Where Endtest can fit in the comparison
If your team wants a lower-friction way to author tests while keeping clear QA ownership, Endtest is worth considering alongside the broader market. Its agentic AI approach generates an Endtest test from a plain-English scenario, then places it into the platform as regular editable steps, which matters if your team wants reviewable artifacts instead of opaque output. That makes it easier to keep human approval and controlled edits in the workflow.
That said, treat it as one candidate, not the conclusion. Compare it against your own requirements for permissions, auditability, evidence retention, and data handling. The right tool is the one that can support your governance model without forcing exceptions.
Buying decision: what usually separates strong tools from weak ones
After you have reviewed demos, security responses, and a small proof of concept, the winning platform usually stands out in a few concrete ways:
- It makes AI output editable and reviewable, not magical
- It supports explicit approval flows for tests and changes
- It gives security and compliance teams real visibility into logs and data handling
- It integrates with your release and defect workflows without brittle glue
- It helps teams move faster without creating hidden process debt
That is the actual bar for regulated adoption. Teams do not need AI that merely writes tests. They need AI testing tools that fit inside a controlled quality system.
Final takeaway
For regulated organizations, evaluating AI testing tools is really an exercise in governance design. The best products do more than generate test steps. They preserve ownership, show lineage, enforce permissions, and make evidence easy to review later.

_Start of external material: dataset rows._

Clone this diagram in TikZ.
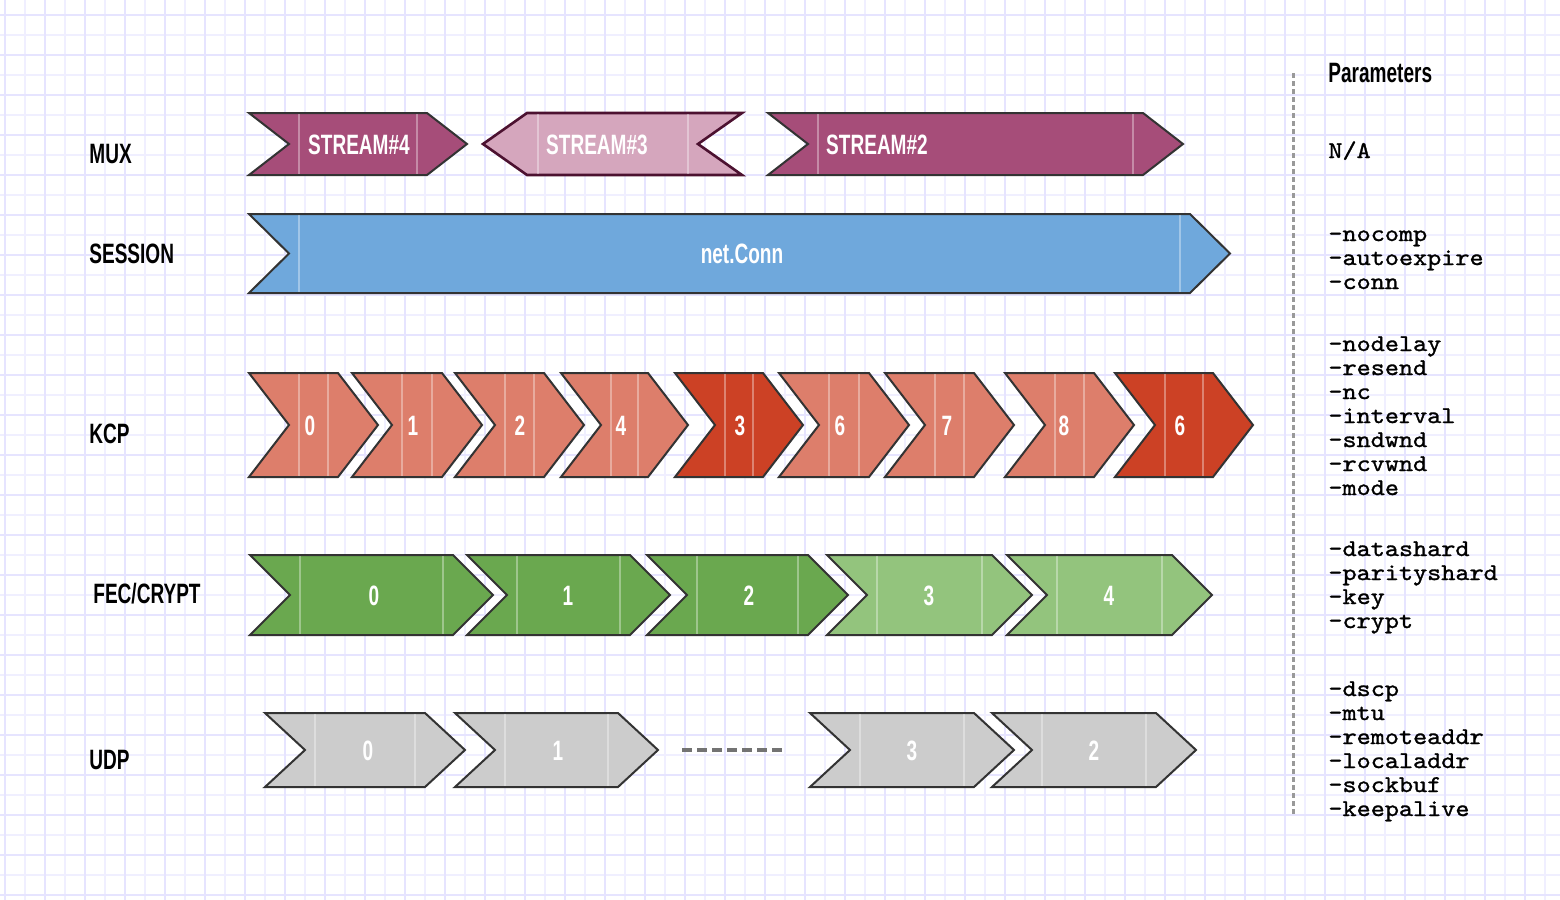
\documentclass[tikz,border=0pt]{standalone}
\usepackage{fontspec}
\setmainfont{Liberation Sans}
\newfontfamily\layerfont[FakeStretch=0.68]{Liberation Sans}
\newfontfamily\paramfont[Extension=.otf, FakeStretch=1.12, FakeBold=1.2]{lmmono10-regular}

\definecolor{gridstrong}{RGB}{230,228,255}
\definecolor{gridsoft}{RGB}{240,239,255}
\definecolor{edge}{RGB}{51,51,51}
\definecolor{muxdark}{RGB}{166,77,121}
\definecolor{muxlight}{RGB}{213,166,189}
\definecolor{muxedge}{RGB}{76,17,48}
\definecolor{sessblue}{RGB}{111,168,220}
\definecolor{kcplight}{RGB}{221,126,107}
\definecolor{kcpdark}{RGB}{204,65,37}
\definecolor{fecdark}{RGB}{106,168,79}
\definecolor{feclight}{RGB}{147,196,125}
\definecolor{udpgray}{RGB}{204,204,204}

\tikzset{
  layer/.style={font=\layerfont\bfseries\fontsize{14}{14}\selectfont, anchor=west,
    inner sep=0pt, text height=10pt, text depth=0pt},
  chevtext/.style={layer, anchor=center, text=white},
  chevfill/.style={fill=#1, draw=edge, line width=1pt, line join=miter},
  shine/.style={white, opacity=0.35, line width=0.8pt, shorten <=0.6pt, shorten >=0.6pt},
  param/.style={font=\paramfont\fontsize{12}{12}\selectfont, anchor=base west, inner sep=0pt},
  divider/.style={draw=black!40, line width=1.5pt, dash pattern=on 2.5pt off 1.5pt},
  gapline/.style={draw=black!55, line width=2pt, dash pattern=on 5pt off 2.5pt},
}

\def\cdep{40}
% chevron: name, colour, left x, flat x, top y, bottom y, label x, label
\newcommand{\chevbox}[8]{%
  \filldraw[chevfill=#2] (#3,#5) -- (#4,#5) -- ({#4+\cdep},{(#5+#6)/2}) -- (#4,#6)
    -- (#3,#6) -- ({#3+\cdep},{(#5+#6)/2}) -- cycle;
  \draw[shine] ({#3+\cdep+10},#5) -- ({#3+\cdep+10},#6);
  \draw[shine] ({#4-10},#5) -- ({#4-10},#6);
  \node[chevtext] (#1) at (#7,{(#5+#6)/2}) {#8};
}

\begin{document}
\begin{tikzpicture}[x=0.5pt,y=-0.5pt]
  \useasboundingbox (0,0) rectangle (1560,900);
  \fill[white] (0,0) rectangle (1560,900);
  % paper grid
  \foreach \gx in {25,65,...,1545} \draw[gridsoft, line width=0.8pt] (\gx,0) -- (\gx,900);
  \foreach \gy in {35,75,...,875} \draw[gridsoft, line width=0.8pt] (0,\gy) -- (1560,\gy);
  \foreach \gx in {5,45,...,1565} \draw[gridstrong, line width=0.8pt] (\gx,0) -- (\gx,900);
  \foreach \gy in {15,55,...,895} \draw[gridstrong, line width=0.8pt] (0,\gy) -- (1560,\gy);

  % layer names
  \node[layer] (mux) at (89,153) {MUX};
  \node[layer] (session) at (89,253) {SESSION};
  \node[layer] (kcp) at (89,433) {KCP};
  \node[layer] (fec) at (93,593) {FEC/CRYPT};
  \node[layer] (udp) at (89,759) {UDP};

  % MUX
  \chevbox{s4}{muxdark}{249}{427}{113}{175}{359}{STREAM\#4}
  \filldraw[fill=muxlight, draw=muxedge, line width=1.3pt] (483,144) -- (527,113) -- (742,113)
    -- (698,144) -- (742,175) -- (527,175) -- cycle;
  \draw[shine] (538,113) -- (538,175);
  \draw[shine] (688,113) -- (688,175);
  \node[chevtext] (s3) at (597,144) {STREAM\#3};
  \chevbox{s2}{muxdark}{768}{1143}{113}{175}{877}{STREAM\#2}

  % SESSION
  \chevbox{conn}{sessblue}{249}{1190}{214}{293}{742}{net.Conn}

  % KCP
  \chevbox{k0}{kcplight}{249}{338}{373}{477}{310}{0}
  \chevbox{k1}{kcplight}{352}{442}{373}{477}{413}{1}
  \chevbox{k2}{kcplight}{455}{544}{373}{477}{520}{2}
  \chevbox{k4}{kcplight}{561}{648}{373}{477}{621}{4}
  \chevbox{k3}{kcpdark}{675}{763}{373}{477}{740}{3}
  \chevbox{k6}{kcplight}{779}{869}{373}{477}{840}{6}
  \chevbox{k7}{kcplight}{885}{974}{373}{477}{947}{7}
  \chevbox{k8}{kcplight}{1005}{1094}{373}{477}{1064}{8}
  \chevbox{k6b}{kcpdark}{1115}{1213}{373}{477}{1180}{6}

  % FEC/CRYPT
  \chevbox{f0}{fecdark}{250}{453}{555}{635}{374}{0}
  \chevbox{f1}{fecdark}{467}{630}{555}{635}{568}{1}
  \chevbox{f2}{fecdark}{647}{808}{555}{635}{749}{2}
  \chevbox{f3}{feclight}{827}{992}{555}{635}{929}{3}
  \chevbox{f4}{feclight}{1007}{1172}{555}{635}{1109}{4}

  % UDP
  \chevbox{u0}{udpgray}{265}{425}{713}{787}{368}{0}
  \chevbox{u1}{udpgray}{455}{618}{713}{787}{558}{1}
  \chevbox{u3}{udpgray}{810}{974}{713}{787}{912}{3}
  \chevbox{u2}{udpgray}{992}{1156}{713}{787}{1094}{2}
  \coordinate (udpgapa) at (682,750);
  \coordinate (udpgapb) at (786,750);
  \draw[gapline] (udpgapa) -- (udpgapb);

  % parameters column
  \coordinate (divtop) at (1293,73);
  \coordinate (divbot) at (1293,816);
  \draw[divider] (divtop) -- (divbot);
  \node[layer] (params) at (1328,72) {Parameters};
  \node[param] (na) at (1328,158) {N/A};
  \foreach \p [count=\i from 0] in {-nocomp,-autoexpire,-conn}
    \node[param] (sp\i) at (1328,{241+24*\i}) {\p};
  \foreach \p [count=\i from 0] in {-nodelay,-resend,-nc,-interval,-sndwnd,-rcvwnd,-mode}
    \node[param] (kp\i) at (1328,{351+24*\i}) {\p};
  \foreach \p [count=\i from 0] in {-datashard,-parityshard,-key,-crypt}
    \node[param] (fp\i) at (1328,{556+24*\i}) {\p};
  \foreach \p [count=\i from 0] in {-dscp,-mtu,-remoteaddr,-localaddr,-sockbuf,-keepalive}
    \node[param] (up\i) at (1328,{696+24*\i}) {\p};
\end{tikzpicture}
\end{document}
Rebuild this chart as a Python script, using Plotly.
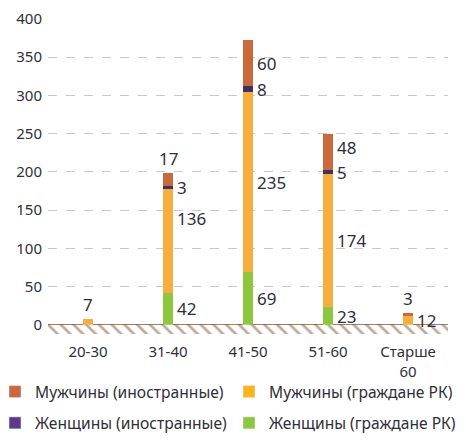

If you keep the buying conversation centered on audit logs, permissions, data controls, and approval flows, you will quickly separate tools that are operationally safe from tools that are only impressive in a demo. That is the difference between experimenting with AI and deploying it in a way your QA, security, and compliance teams can stand behind.
For related background, it can also help to revisit the basics of software testing, test automation, and continuous integration, because regulated AI testing works best when it is built on disciplined testing practices rather than shortcuts.